>>

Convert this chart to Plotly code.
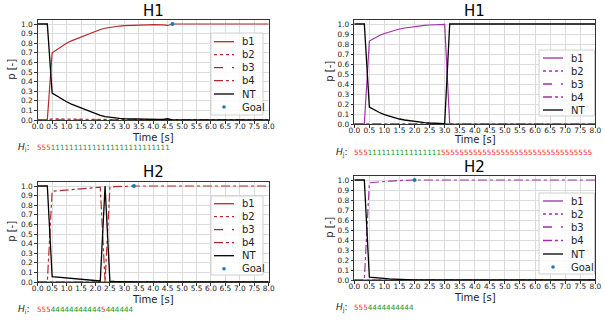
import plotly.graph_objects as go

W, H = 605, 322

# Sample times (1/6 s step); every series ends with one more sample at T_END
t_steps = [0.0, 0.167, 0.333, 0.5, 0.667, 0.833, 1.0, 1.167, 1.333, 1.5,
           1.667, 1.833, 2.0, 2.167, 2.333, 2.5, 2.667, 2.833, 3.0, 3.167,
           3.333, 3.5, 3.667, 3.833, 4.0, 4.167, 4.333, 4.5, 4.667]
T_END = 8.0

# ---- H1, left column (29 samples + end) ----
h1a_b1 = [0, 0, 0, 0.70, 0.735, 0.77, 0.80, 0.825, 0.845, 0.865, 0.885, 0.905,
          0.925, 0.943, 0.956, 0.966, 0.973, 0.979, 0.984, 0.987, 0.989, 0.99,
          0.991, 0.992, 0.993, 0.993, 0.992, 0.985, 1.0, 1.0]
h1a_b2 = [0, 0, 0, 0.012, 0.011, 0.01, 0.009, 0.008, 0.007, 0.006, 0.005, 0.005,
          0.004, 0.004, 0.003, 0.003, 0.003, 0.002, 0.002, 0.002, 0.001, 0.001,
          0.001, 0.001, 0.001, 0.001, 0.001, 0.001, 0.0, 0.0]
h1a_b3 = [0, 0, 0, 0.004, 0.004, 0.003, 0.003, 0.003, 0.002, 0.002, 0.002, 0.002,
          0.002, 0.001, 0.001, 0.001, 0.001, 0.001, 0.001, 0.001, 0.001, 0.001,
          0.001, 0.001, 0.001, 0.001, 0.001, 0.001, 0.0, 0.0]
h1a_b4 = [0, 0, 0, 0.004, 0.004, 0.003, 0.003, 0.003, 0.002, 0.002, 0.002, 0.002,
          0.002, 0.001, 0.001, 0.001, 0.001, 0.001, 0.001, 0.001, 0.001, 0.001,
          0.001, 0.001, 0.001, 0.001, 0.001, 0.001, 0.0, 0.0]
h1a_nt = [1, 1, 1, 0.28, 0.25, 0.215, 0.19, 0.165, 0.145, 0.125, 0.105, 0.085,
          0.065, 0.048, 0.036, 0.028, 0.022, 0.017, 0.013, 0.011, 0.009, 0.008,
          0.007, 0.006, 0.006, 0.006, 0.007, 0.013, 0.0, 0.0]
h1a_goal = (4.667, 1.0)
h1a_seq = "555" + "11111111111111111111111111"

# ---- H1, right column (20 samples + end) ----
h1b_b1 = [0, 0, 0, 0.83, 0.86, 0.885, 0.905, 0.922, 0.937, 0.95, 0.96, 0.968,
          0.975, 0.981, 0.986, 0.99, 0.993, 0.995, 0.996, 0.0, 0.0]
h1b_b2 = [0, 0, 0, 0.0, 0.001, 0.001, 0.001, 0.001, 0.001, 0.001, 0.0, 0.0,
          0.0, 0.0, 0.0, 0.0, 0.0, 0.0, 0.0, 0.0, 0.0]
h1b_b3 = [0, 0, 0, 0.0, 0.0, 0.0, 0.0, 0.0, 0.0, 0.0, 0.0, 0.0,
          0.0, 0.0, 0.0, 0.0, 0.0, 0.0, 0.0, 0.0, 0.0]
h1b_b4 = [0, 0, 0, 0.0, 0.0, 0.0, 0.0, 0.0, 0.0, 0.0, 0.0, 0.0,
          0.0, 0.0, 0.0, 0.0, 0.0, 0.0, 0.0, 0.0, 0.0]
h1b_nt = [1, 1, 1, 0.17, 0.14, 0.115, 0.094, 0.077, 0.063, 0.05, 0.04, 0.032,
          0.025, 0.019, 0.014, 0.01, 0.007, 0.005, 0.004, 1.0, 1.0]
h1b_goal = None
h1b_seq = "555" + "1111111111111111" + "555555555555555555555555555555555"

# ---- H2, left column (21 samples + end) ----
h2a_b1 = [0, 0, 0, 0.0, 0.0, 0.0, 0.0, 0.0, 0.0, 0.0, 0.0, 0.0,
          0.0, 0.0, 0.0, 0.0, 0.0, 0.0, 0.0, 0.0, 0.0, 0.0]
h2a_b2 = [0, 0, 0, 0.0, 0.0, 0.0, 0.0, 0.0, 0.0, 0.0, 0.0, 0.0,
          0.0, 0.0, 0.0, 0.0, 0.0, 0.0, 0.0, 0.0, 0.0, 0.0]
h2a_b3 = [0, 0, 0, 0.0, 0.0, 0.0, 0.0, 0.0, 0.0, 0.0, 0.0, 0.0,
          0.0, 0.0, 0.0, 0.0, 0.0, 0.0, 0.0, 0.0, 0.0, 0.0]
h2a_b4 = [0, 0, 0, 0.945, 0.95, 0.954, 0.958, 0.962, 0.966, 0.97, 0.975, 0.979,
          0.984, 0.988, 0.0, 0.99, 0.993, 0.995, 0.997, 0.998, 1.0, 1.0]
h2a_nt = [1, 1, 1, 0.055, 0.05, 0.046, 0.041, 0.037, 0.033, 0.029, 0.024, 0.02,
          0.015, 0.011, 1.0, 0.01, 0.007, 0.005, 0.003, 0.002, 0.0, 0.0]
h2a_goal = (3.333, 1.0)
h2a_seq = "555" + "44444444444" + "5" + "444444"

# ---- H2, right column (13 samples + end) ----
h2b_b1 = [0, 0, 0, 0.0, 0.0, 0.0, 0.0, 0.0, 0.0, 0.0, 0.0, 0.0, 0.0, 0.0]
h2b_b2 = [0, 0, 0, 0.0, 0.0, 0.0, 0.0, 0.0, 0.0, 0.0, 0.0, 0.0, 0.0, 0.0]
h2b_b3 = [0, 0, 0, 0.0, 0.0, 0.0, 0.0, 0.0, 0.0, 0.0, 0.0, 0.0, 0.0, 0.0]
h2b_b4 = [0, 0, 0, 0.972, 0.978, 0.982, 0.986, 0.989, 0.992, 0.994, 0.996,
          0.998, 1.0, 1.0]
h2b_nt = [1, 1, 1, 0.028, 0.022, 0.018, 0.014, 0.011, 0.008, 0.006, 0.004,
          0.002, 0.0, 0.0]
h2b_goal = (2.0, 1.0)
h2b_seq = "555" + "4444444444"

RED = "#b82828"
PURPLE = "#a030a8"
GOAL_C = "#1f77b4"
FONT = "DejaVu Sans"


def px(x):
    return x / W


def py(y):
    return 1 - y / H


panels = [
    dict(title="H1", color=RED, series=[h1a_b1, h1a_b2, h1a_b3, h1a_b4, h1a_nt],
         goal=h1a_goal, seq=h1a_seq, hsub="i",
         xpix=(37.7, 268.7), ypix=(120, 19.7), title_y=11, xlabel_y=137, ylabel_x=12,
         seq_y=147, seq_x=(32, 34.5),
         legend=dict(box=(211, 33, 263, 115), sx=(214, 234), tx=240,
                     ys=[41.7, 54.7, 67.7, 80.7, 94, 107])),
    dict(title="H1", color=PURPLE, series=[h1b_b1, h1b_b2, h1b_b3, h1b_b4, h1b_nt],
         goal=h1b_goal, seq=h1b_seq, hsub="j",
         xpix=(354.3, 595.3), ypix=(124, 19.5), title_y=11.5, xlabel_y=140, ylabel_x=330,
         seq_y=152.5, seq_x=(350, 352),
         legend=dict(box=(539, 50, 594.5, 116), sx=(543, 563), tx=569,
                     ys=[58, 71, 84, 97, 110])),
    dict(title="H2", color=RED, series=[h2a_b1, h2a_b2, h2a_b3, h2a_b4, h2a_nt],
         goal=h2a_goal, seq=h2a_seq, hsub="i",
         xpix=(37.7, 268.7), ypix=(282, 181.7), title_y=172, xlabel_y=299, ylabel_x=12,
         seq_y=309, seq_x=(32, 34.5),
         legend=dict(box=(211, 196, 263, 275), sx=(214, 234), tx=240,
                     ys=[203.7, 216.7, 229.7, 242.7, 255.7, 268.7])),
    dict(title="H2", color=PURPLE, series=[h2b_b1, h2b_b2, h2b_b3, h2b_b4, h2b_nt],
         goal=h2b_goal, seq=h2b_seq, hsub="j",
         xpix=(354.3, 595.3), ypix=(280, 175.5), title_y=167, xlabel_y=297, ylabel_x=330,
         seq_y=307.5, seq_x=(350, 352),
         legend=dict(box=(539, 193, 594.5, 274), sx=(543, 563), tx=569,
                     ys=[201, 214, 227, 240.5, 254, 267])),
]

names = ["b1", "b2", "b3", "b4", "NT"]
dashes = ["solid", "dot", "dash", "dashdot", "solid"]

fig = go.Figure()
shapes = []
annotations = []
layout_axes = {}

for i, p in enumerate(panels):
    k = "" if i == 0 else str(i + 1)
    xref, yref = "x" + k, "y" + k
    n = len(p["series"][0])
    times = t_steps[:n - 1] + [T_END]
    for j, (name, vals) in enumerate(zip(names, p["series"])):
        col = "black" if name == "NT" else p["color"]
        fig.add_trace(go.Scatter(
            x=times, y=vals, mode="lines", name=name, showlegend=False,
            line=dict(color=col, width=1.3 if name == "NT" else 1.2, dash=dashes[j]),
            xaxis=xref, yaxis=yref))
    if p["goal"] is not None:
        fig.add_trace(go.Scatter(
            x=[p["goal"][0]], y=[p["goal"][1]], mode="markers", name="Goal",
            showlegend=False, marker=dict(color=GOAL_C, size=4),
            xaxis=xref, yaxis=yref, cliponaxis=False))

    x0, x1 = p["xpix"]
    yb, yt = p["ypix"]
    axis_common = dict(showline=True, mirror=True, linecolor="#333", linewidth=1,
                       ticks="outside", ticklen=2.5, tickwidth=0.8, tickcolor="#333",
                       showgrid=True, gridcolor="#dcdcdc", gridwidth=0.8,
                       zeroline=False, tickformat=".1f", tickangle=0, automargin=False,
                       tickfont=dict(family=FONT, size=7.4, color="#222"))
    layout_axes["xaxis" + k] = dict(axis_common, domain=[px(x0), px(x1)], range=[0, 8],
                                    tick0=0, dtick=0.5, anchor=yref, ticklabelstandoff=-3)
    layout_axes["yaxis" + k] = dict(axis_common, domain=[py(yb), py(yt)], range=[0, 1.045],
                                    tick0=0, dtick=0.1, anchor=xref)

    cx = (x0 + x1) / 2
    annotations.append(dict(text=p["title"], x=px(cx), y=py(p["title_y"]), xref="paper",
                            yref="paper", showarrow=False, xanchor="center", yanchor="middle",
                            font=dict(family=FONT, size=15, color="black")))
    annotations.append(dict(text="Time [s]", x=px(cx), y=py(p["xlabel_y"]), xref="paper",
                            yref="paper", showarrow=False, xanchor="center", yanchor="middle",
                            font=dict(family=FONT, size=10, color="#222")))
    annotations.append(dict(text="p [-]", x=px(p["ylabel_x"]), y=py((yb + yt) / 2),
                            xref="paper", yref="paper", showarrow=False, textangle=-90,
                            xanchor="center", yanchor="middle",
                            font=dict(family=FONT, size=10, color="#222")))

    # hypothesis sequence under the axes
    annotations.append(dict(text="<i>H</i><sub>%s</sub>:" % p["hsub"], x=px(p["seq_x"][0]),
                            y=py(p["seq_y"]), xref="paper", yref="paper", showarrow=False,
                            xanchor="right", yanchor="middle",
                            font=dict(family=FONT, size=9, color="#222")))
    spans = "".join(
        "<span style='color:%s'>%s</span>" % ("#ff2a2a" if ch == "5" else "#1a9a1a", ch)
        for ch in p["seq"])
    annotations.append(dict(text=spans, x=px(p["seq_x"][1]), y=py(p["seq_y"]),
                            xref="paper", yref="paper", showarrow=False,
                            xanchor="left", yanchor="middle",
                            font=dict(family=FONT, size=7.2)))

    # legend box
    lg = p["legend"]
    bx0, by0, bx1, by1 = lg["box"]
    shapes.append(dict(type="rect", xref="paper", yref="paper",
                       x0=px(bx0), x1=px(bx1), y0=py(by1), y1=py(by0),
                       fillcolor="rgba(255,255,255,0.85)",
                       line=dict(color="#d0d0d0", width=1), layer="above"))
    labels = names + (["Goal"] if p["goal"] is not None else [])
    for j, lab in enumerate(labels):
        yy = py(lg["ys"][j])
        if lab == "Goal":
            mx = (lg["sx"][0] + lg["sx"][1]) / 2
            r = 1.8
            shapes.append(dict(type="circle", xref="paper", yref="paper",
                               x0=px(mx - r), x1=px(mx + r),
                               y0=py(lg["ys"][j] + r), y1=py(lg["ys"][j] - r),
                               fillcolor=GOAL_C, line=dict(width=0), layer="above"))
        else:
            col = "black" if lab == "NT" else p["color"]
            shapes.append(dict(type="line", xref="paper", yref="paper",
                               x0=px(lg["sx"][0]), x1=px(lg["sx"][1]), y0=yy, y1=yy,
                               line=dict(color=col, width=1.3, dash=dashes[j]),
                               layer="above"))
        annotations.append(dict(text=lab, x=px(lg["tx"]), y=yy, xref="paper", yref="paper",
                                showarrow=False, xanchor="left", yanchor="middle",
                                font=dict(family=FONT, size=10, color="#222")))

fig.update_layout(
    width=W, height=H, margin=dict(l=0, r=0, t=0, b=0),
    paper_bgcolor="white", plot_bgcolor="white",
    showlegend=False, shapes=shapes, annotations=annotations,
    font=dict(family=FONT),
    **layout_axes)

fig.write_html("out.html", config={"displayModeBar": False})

<<

*Short exercise*: Please repeat exactly the data above from its first line to the line that contains "T_END = 8.0", inclusive, and leave every picture out.

*Final result*:
Convert this chart to Plotly code.
import plotly.graph_objects as go

W, H = 605, 322

# Sample times (1/6 s step); every series ends with one more sample at T_END
t_steps = [0.0, 0.167, 0.333, 0.5, 0.667, 0.833, 1.0, 1.167, 1.333, 1.5,
           1.667, 1.833, 2.0, 2.167, 2.333, 2.5, 2.667, 2.833, 3.0, 3.167,
           3.333, 3.5, 3.667, 3.833, 4.0, 4.167, 4.333, 4.5, 4.667]
T_END = 8.0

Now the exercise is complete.